I’m also anticipating a Christmas weekend that is not by my design. Divorce kinda wrecks the whole notion of an ideal Christmas. After travelling over 3000 miles to be with our loved ones, we will essentially be stranded on Christmas day with the one person we see everyday (love you, honey). We can’t travel any further until we have K. K must be with the other family in the equation at a particular time on Christmas day (let’s just say all of it). They must celebrate Christmas day with immediate family (we’re told these are the people that currently live in their house) and then extended family (the people who live an hour away from them).

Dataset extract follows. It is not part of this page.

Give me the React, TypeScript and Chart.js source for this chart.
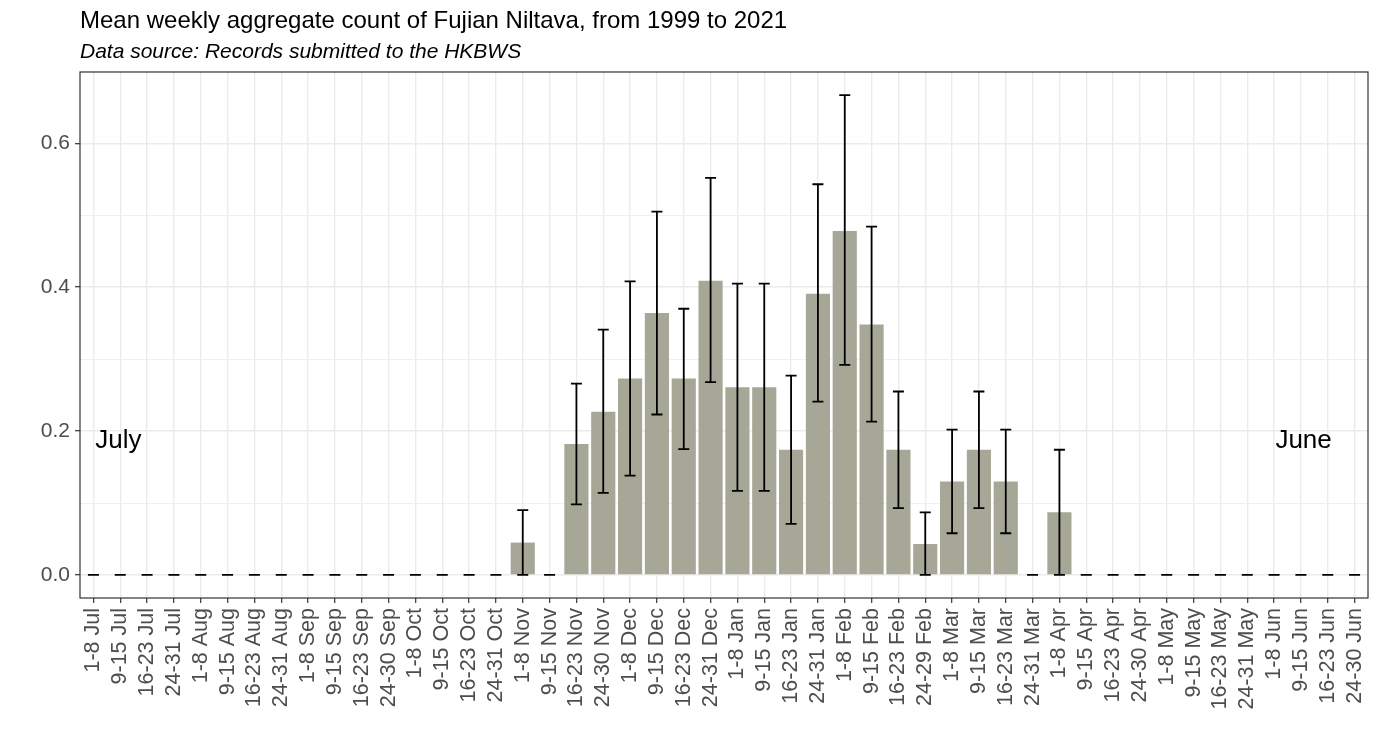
import React, { useEffect, useRef } from "react";
import { Chart, registerables } from "chart.js";

Chart.register(...registerables);

const weekLabels = [
  "1-8 Jul", "9-15 Jul", "16-23 Jul", "24-31 Jul",
  "1-8 Aug", "9-15 Aug", "16-23 Aug", "24-31 Aug",
  "1-8 Sep", "9-15 Sep", "16-23 Sep", "24-30 Sep",
  "1-8 Oct", "9-15 Oct", "16-23 Oct", "24-31 Oct",
  "1-8 Nov", "9-15 Nov", "16-23 Nov", "24-30 Nov",
  "1-8 Dec", "9-15 Dec", "16-23 Dec", "24-31 Dec",
  "1-8 Jan", "9-15 Jan", "16-23 Jan", "24-31 Jan",
  "1-8 Feb", "9-15 Feb", "16-23 Feb", "24-29 Feb",
  "1-8 Mar", "9-15 Mar", "16-23 Mar", "24-31 Mar",
  "1-8 Apr", "9-15 Apr", "16-23 Apr", "24-30 Apr",
  "1-8 May", "9-15 May", "16-23 May", "24-31 May",
  "1-8 Jun", "9-15 Jun", "16-23 Jun", "24-30 Jun",
];

const meanCounts = [
  0, 0, 0, 0,
  0, 0, 0, 0,
  0, 0, 0, 0,
  0, 0, 0, 0,
  0.045, 0, 0.182, 0.227,
  0.273, 0.364, 0.273, 0.409,
  0.261, 0.261, 0.174, 0.391,
  0.478, 0.348, 0.174, 0.043,
  0.130, 0.174, 0.130, 0,
  0.087, 0, 0, 0,
  0, 0, 0, 0,
  0, 0, 0, 0,
];

const lowerBounds = [
  0, 0, 0, 0,
  0, 0, 0, 0,
  0, 0, 0, 0,
  0, 0, 0, 0,
  0, 0, 0.098, 0.114,
  0.138, 0.223, 0.175, 0.268,
  0.117, 0.117, 0.071, 0.241,
  0.292, 0.213, 0.093, 0,
  0.058, 0.093, 0.058, 0,
  0, 0, 0, 0,
  0, 0, 0, 0,
  0, 0, 0, 0,
];

const upperBounds = [
  0, 0, 0, 0,
  0, 0, 0, 0,
  0, 0, 0, 0,
  0, 0, 0, 0,
  0.090, 0, 0.266, 0.341,
  0.408, 0.505, 0.370, 0.552,
  0.405, 0.405, 0.277, 0.543,
  0.667, 0.484, 0.255, 0.087,
  0.202, 0.255, 0.202, 0,
  0.174, 0, 0, 0,
  0, 0, 0, 0,
  0, 0, 0, 0,
];

const yGridValues = [0, 0.1, 0.2, 0.3, 0.4, 0.5, 0.6];
const yMajorValues = [0, 0.2, 0.4, 0.6];

const titleText = "Mean weekly aggregate count of Fujian Niltava, from 1999 to 2021";
const subtitleText = "Data source: Records submitted to the HKBWS";

const seasonNoteLabels = ["July", "June"];
const seasonNoteIndex = [0.93, 45.1];
const seasonNoteValue = [0.187, 0.187];

const FONT = "'Liberation Sans', Arial, Helvetica, sans-serif";

const isMajor = (v: number) => yMajorValues.some((m) => Math.abs(m - v) < 1e-6);

const errorBarPlugin = {
  id: "errorBars",
  afterDatasetsDraw(chart: any) {
    const { ctx, scales } = chart;
    const xs = scales.x;
    const ys = scales.y;
    const half = 5.5;
    ctx.save();
    ctx.strokeStyle = "#000000";
    ctx.lineWidth = 1.8;
    ctx.lineCap = "butt";
    for (let i = 0; i < weekLabels.length; i++) {
      const px = xs.getPixelForValue(i);
      const lo = ys.getPixelForValue(lowerBounds[i]);
      const hi = ys.getPixelForValue(upperBounds[i]);
      ctx.beginPath();
      ctx.moveTo(px, lo);
      ctx.lineTo(px, hi);
      ctx.moveTo(px - half, lo);
      ctx.lineTo(px + half, lo);
      ctx.moveTo(px - half, hi);
      ctx.lineTo(px + half, hi);
      ctx.stroke();
    }
    ctx.fillStyle = "#000000";
    ctx.font = `26px ${FONT}`;
    ctx.textAlign = "center";
    ctx.textBaseline = "middle";
    for (let k = 0; k < seasonNoteLabels.length; k++) {
      ctx.fillText(
        seasonNoteLabels[k],
        xs.getPixelForValue(seasonNoteIndex[k]),
        ys.getPixelForValue(seasonNoteValue[k])
      );
    }
    ctx.restore();
  },
  afterDraw(chart: any) {
    const { ctx, chartArea } = chart;
    ctx.save();
    ctx.strokeStyle = "#333333";
    ctx.lineWidth = 1.2;
    ctx.strokeRect(chartArea.left, chartArea.top, chartArea.right - chartArea.left, chartArea.bottom - chartArea.top);
    ctx.fillStyle = "#000000";
    ctx.textAlign = "left";
    ctx.textBaseline = "alphabetic";
    ctx.font = `24px ${FONT}`;
    ctx.fillText(titleText, chartArea.left, 27.5);
    ctx.font = `italic 21px ${FONT}`;
    ctx.fillText(subtitleText, chartArea.left, 57.5);
    ctx.restore();
  },
};

export default function App() {
  const canvasRef = useRef<HTMLCanvasElement | null>(null);

  useEffect(() => {
    if (!canvasRef.current) return;
    const chart = new Chart(canvasRef.current, {
      type: "bar",
      data: {
        labels: weekLabels,
        datasets: [
          {
            data: meanCounts,
            backgroundColor: "rgb(166,167,151)",
            borderWidth: 0,
            barPercentage: 0.9,
            categoryPercentage: 1.0,
          },
        ],
      },
      plugins: [errorBarPlugin],
      options: {
        animation: false,
        responsive: true,
        maintainAspectRatio: false,
        layout: { padding: { left: 0, right: 11, top: 72, bottom: 0 } },
        plugins: {
          legend: { display: false },
          tooltip: { enabled: false },
          title: { display: false },
        },
        scales: {
          x: {
            type: "category",
            offset: true,
            grid: {
              offset: false,
              color: "#ebebeb",
              lineWidth: 1.4,
              drawTicks: true,
              tickLength: 5,
              tickColor: "#333333",
              tickWidth: 1.2,
            },
            border: { display: false },
            ticks: {
              autoSkip: false,
              minRotation: 90,
              maxRotation: 90,
              padding: 5,
              color: "#4d4d4d",
              font: { family: FONT, size: 21.5 },
            },
            afterFit(scale: any) {
              scale.height = 154;
              scale.paddingLeft = 0;
              scale.paddingRight = 0;
            },
          },
          y: {
            type: "linear",
            min: -0.032,
            max: 0.699,
            grid: {
              color: (c: any) => (c.tick && isMajor(c.tick.value) ? "#ebebeb" : "#f0f0f0"),
              lineWidth: (c: any) => (c.tick && isMajor(c.tick.value) ? 1.4 : 1),
              drawTicks: true,
              tickLength: 5,
              tickColor: (c: any) => (c.tick && isMajor(c.tick.value) ? "#333333" : "rgba(0,0,0,0)"),
              tickWidth: 1.2,
            },
            border: { display: false },
            ticks: {
              padding: 5,
              color: "#4d4d4d",
              font: { family: FONT, size: 21 },
              callback: (v: any) => (isMajor(Number(v)) ? Number(v).toFixed(1) : ""),
            },
            afterBuildTicks(scale: any) {
              scale.ticks = yGridValues.map((v) => ({ value: v }));
            },
            afterFit(scale: any) {
              scale.width = 80;
              scale.paddingTop = 0;
              scale.paddingBottom = 0;
            },
          },
        },
      },
    });
    return () => chart.destroy();
  }, []);

  return (
    <div style={{ position: "fixed", left: 0, top: 0, width: 1379, height: 752, background: "#ffffff" }}>
      <canvas ref={canvasRef} />
    </div>
  );
}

Okay, so that’s cool. Peace on earth, good will towards the ex. We get so hung up on the date on the calendar don’t we? Jesus was probably born in September anyway. Dick and I can catch up on football and find a Christmas movie marathon to pass the day. We’ll see most of our extended family (’cause no one lives with us) during the week after Christmas and it will be fine. I just wish we didn’t have this annual drama that leaves us feeling as if we’re being punished.

Having recently experienced the wonder of the Christmas markets (chronicled in my last post), I’m feeling sad that someone would choose to kill and terrorize people enjoying the market in Berlin. We were aware that the markets were a potential target for terrorist acts and police presence was evident at every market we visited. We didn’t let that keep us away, because we choose not to live cloistered in fear. I agree that we have to continue to live our lives (with wisdom and caution) in defiance of terror.

Today is the shortest day of the year, which amounts to exactly 8 hours of daylight — 8:30-4:30 — in South Limburg. I see the dawn of the sunrise and the remnants of the sunset everyday on my commute to/from work. I still bike to work most days as long as it’s above 32F and dry. This past Monday morning, I biked in dense fog. I was a little nervous on the main road, but it was fun being enveloped in fog on the bike path. I haven’t minded the darkness so much, but it will be nice to eventually see more daylight.

 A few other things I’m missing and looking forward to : snow, eavesdropping on English conversations, the ocean, pepperoni pizza and eggnog. Two more days!